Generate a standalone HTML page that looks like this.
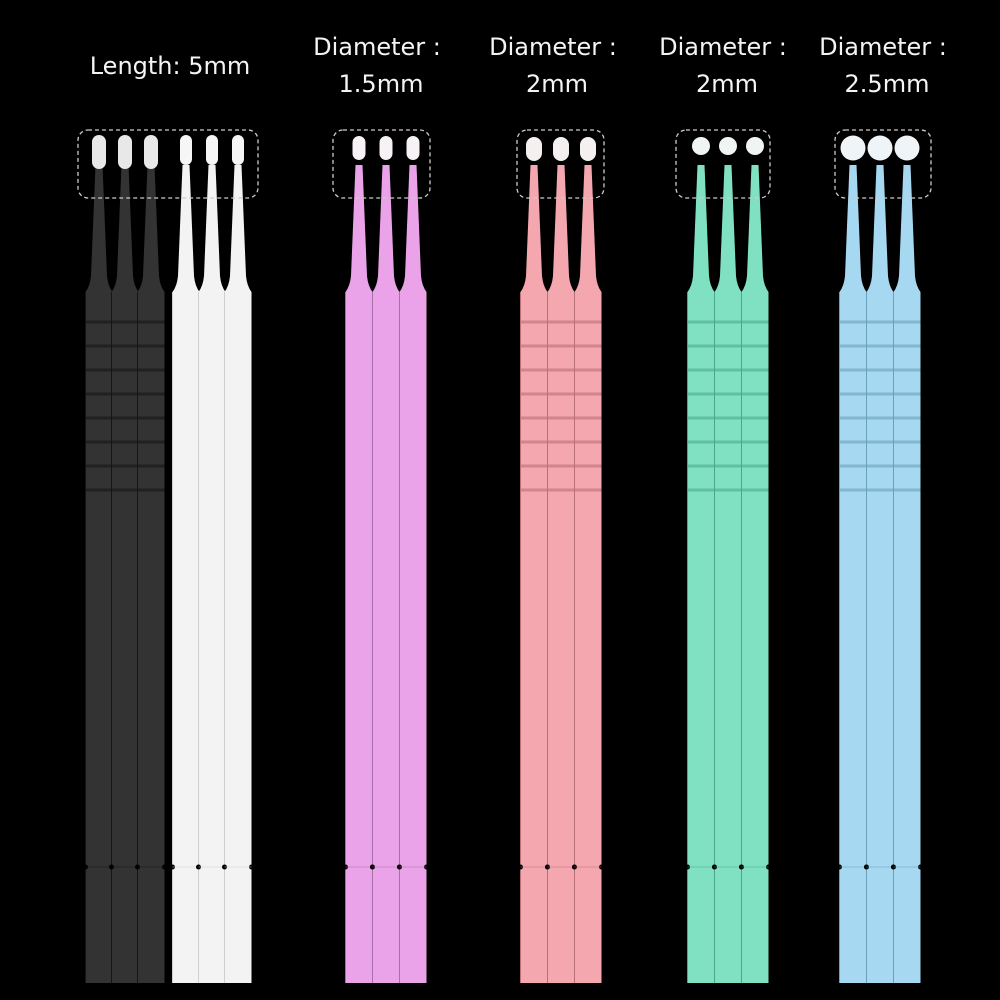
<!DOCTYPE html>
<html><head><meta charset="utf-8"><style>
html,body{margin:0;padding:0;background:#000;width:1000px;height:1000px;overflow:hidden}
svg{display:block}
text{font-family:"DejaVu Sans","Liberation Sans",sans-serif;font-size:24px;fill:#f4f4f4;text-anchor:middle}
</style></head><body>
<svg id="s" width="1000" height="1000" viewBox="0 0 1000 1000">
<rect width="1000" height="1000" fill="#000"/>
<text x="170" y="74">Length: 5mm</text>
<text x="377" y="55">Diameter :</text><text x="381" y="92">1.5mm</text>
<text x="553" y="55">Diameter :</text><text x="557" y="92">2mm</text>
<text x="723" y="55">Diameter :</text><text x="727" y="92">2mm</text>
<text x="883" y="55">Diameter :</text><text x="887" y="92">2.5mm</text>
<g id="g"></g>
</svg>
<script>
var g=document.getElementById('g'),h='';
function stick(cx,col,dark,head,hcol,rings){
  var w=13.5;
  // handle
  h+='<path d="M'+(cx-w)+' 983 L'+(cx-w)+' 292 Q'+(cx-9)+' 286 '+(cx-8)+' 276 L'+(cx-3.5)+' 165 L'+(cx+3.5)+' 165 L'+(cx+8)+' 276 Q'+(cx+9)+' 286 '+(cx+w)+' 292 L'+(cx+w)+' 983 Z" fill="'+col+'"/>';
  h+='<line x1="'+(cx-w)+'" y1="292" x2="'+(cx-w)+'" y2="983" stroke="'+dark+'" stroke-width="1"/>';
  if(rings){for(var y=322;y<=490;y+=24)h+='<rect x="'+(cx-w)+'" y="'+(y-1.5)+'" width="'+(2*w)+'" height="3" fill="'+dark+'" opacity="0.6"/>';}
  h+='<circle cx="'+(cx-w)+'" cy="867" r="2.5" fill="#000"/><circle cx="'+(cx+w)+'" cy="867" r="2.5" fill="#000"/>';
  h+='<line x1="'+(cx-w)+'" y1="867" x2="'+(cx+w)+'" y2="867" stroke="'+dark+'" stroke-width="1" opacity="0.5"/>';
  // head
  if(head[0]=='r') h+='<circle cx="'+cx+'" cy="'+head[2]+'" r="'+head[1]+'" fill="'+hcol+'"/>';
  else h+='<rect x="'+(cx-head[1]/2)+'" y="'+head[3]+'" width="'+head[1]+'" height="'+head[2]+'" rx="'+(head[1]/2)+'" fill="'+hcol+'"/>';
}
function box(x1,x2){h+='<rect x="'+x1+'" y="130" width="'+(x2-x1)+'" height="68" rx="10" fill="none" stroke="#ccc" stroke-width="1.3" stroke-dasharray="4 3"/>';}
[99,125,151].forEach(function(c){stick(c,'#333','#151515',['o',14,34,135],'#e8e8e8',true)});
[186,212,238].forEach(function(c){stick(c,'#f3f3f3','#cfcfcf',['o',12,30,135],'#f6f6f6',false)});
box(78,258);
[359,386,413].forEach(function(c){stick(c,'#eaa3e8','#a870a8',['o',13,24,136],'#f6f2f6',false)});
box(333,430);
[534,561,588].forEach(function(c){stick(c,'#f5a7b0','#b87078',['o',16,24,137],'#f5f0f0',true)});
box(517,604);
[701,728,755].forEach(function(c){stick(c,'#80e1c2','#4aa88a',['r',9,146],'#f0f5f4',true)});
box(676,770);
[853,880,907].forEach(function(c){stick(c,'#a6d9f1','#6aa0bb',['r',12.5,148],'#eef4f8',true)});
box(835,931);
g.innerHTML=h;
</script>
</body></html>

> **Task goal**
From the listing, extract all text exactly as given and drop any picture.

> **Exercise result**
Generate a standalone HTML page that looks like this.
<!DOCTYPE html>
<html><head><meta charset="utf-8"><style>
html,body{margin:0;padding:0;background:#000;width:1000px;height:1000px;overflow:hidden}
svg{display:block}
text{font-family:"DejaVu Sans","Liberation Sans",sans-serif;font-size:24px;fill:#f4f4f4;text-anchor:middle}
</style></head><body>
<svg id="s" width="1000" height="1000" viewBox="0 0 1000 1000">
<rect width="1000" height="1000" fill="#000"/>
<text x="170" y="74">Length: 5mm</text>
<text x="377" y="55">Diameter :</text><text x="381" y="92">1.5mm</text>
<text x="553" y="55">Diameter :</text><text x="557" y="92">2mm</text>
<text x="723" y="55">Diameter :</text><text x="727" y="92">2mm</text>
<text x="883" y="55">Diameter :</text><text x="887" y="92">2.5mm</text>
<g id="g"></g>
</svg>
<script>
var g=document.getElementById('g'),h='';
function stick(cx,col,dark,head,hcol,rings){
  var w=13.5;
  // handle
  h+='<path d="M'+(cx-w)+' 983 L'+(cx-w)+' 292 Q'+(cx-9)+' 286 '+(cx-8)+' 276 L'+(cx-3.5)+' 165 L'+(cx+3.5)+' 165 L'+(cx+8)+' 276 Q'+(cx+9)+' 286 '+(cx+w)+' 292 L'+(cx+w)+' 983 Z" fill="'+col+'"/>';
  h+='<line x1="'+(cx-w)+'" y1="292" x2="'+(cx-w)+'" y2="983" stroke="'+dark+'" stroke-width="1"/>';
  if(rings){for(var y=322;y<=490;y+=24)h+='<rect x="'+(cx-w)+'" y="'+(y-1.5)+'" width="'+(2*w)+'" height="3" fill="'+dark+'" opacity="0.6"/>';}
  h+='<circle cx="'+(cx-w)+'" cy="867" r="2.5" fill="#000"/><circle cx="'+(cx+w)+'" cy="867" r="2.5" fill="#000"/>';
  h+='<line x1="'+(cx-w)+'" y1="867" x2="'+(cx+w)+'" y2="867" stroke="'+dark+'" stroke-width="1" opacity="0.5"/>';
  // head
  if(head[0]=='r') h+='<circle cx="'+cx+'" cy="'+head[2]+'" r="'+head[1]+'" fill="'+hcol+'"/>';
  else h+='<rect x="'+(cx-head[1]/2)+'" y="'+head[3]+'" width="'+head[1]+'" height="'+head[2]+'" rx="'+(head[1]/2)+'" fill="'+hcol+'"/>';
}
function box(x1,x2){h+='<rect x="'+x1+'" y="130" width="'+(x2-x1)+'" height="68" rx="10" fill="none" stroke="#ccc" stroke-width="1.3" stroke-dasharray="4 3"/>';}
[99,125,151].forEach(function(c){stick(c,'#333','#151515',['o',14,34,135],'#e8e8e8',true)});
[186,212,238].forEach(function(c){stick(c,'#f3f3f3','#cfcfcf',['o',12,30,135],'#f6f6f6',false)});
box(78,258);
[359,386,413].forEach(function(c){stick(c,'#eaa3e8','#a870a8',['o',13,24,136],'#f6f2f6',false)});
box(333,430);
[534,561,588].forEach(function(c){stick(c,'#f5a7b0','#b87078',['o',16,24,137],'#f5f0f0',true)});
box(517,604);
[701,728,755].forEach(function(c){stick(c,'#80e1c2','#4aa88a',['r',9,146],'#f0f5f4',true)});
box(676,770);
[853,880,907].forEach(function(c){stick(c,'#a6d9f1','#6aa0bb',['r',12.5,148],'#eef4f8',true)});
box(835,931);
g.innerHTML=h;
</script>
</body></html>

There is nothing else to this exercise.